Extension of deadline for first compliance with 404(b) 2748



  • The SEC announced that the compliance date for section 404(b) of the Sarbanes-Oxley Act will be extended again. Non-accelerated filers (i.e. issuers with a market cap below 75 million USD) will need to have their first audit of the effectiveness of internal control over financial reporting by their registered public accountant for their first fiscal year ending on or after June 15, 2010.

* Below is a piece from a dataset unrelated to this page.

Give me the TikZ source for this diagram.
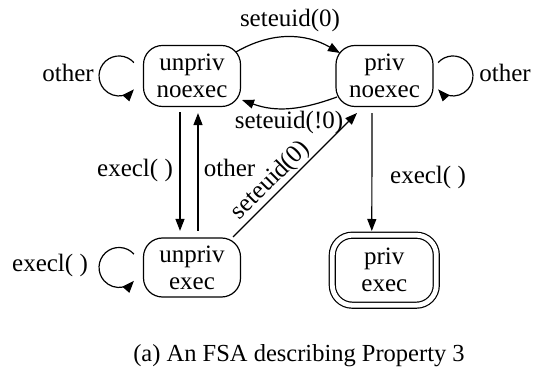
\documentclass[tikz,border=0pt]{standalone}
\usepackage{fontspec}
\setmainfont{Liberation Serif}
\usetikzlibrary{arrows.meta}

\begin{document}
\begin{tikzpicture}[x=1pt, y=1pt,
    line width=1.2pt,
    every node/.style={font=\fontsize{25}{27}\selectfont},
    state/.style={draw, rectangle, rounded corners=19pt, align=center,
                  minimum width=97pt, minimum height=61pt, inner sep=0pt},
    final/.style={state, double, double distance=4.8pt, rounded corners=20pt,
                  minimum width=104pt, minimum height=70pt},
    arr/.style={-{Triangle[length=12pt, width=9pt]}},
    lbl/.style={anchor=base, inner sep=0pt}]

  \useasboundingbox (0,0) rectangle (534,366);

  % states
  \node[state] (un) at (192,290)   {unpriv\\noexec};
  \node[state] (pn) at (384.5,290) {priv\\noexec};
  \node[state, minimum height=59pt] (ue) at (192,98.5) {unpriv\\exec};
  \node[final] (pe) at (384.3,95.8) {priv\\exec};

  % transitions between the two noexec states
  \draw[arr] ([shift={(44,24)}]un.center) to[out=30, in=150]
             ([shift={(-44.5,23)}]pn.center);
  \node[lbl] (l1) at (290,339) {seteuid(0)};
  \draw[arr] ([shift={(-47.5,-21)}]pn.center) to[out=-160, in=-20]
             ([shift={(50,-24)}]un.center);
  \node[lbl] (l2) at (289,237) {seteuid(!0)};

  % self loops
  \draw[arr] ([shift={(-58.1,13.4)}]un.center) arc[start angle=42, end angle=318, radius=20];
  \node[lbl] (l3) at (68,284.3) {other};
  \draw[arr] ([shift={(53.6,13.4)}]pn.center) arc[start angle=138, end angle=-138, radius=20];
  \node[lbl] (l4) at (505,284.3) {other};
  \draw[arr] ([shift={(-58.1,13.4)}]ue.center) arc[start angle=42, end angle=318, radius=20];
  \node[lbl] (l5) at (50,94) {execl( )};

  % vertical transitions
  \draw[arr] ([xshift=-12pt, yshift=-5pt]un.south) -- ([xshift=-12pt, yshift=6.5pt]ue.north);
  \node[lbl] (l6) at (135,189) {execl( )};
  \draw[arr] ([xshift=6pt, yshift=6.5pt]ue.north) -- ([xshift=6pt, yshift=-6pt]un.south);
  \node[lbl] (l7) at (229.5,189) {other};
  \draw[arr] ([xshift=-12.5pt, yshift=-6pt]pn.south) -- ([xshift=-12.5pt, yshift=3.6pt]pe.north);
  \node[lbl] (l8) at (428,182) {execl( )};

  % diagonal transition
  \draw[arr] ([shift={(41,30.5)}]ue.center) -- ([shift={(-27.5,-37)}]pn.center)
    node[sloped, pos=0.38, above=1pt, inner sep=0pt] (l9) {seteuid(0)};

  % caption
  \node[lbl, font=\fontsize{24.5}{27}\selectfont] (cap) at (299,5) {(a) An FSA describing Property 3};
\end{tikzpicture}
\end{document}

    The SEC conducted a web-based suvey of issuers to assess the costs and benefits of complying with section 404(a) and (b) of the Sarbanes-Oxley Act in late 2008. According to the professor to which they outsourced the study, the SEC put the analysis of the results on hold for a while. Now the study has been released. However the study did not make any estimates of the cost of complying with section 404(b) for non-accelerated filers. There is plenty of audit fee research and it would not have been difficult to build an audit fee estimation model out of the existing audit fee data from smaller accelerated filers. Although a small number of investors were interviewed they were not presented with the estimated cost of section 404(b) (e.g. as a percentage of net profit before the extra cost) so that they could state whether this reduction in net profit (or interest serving capability) is worth any perceived benefit of more reliable reporting.
    There does not seem to have been an announcement of a commission meeting based on the Government in the Sunshine Act that indicated any discussion of the results of the study and to issue a proposed rule or a final rule to extend the compliance date. Nevertheless chairman Shapiro has stated 'Since there will be no further Commission extensions, it is important for all public companies and their auditors to act with deliberate speed to move toward full Section 404 compliance,. Commissioner Aguilar joined her by stating ‘I join Chairman Schapiro in assuring investors that there will be no further extensions of the compliance deadline.’
    It’s pretty shocking that the chairman of the SEC and at least one other commissioner seem to already jump to conclusions without really having seen a cost estimate for non-accelerated filers as a percentage of net profit to be able to make an informed evaluation whether the cost that is ultimately borne by investors justifies any benefit that would protect those same investors.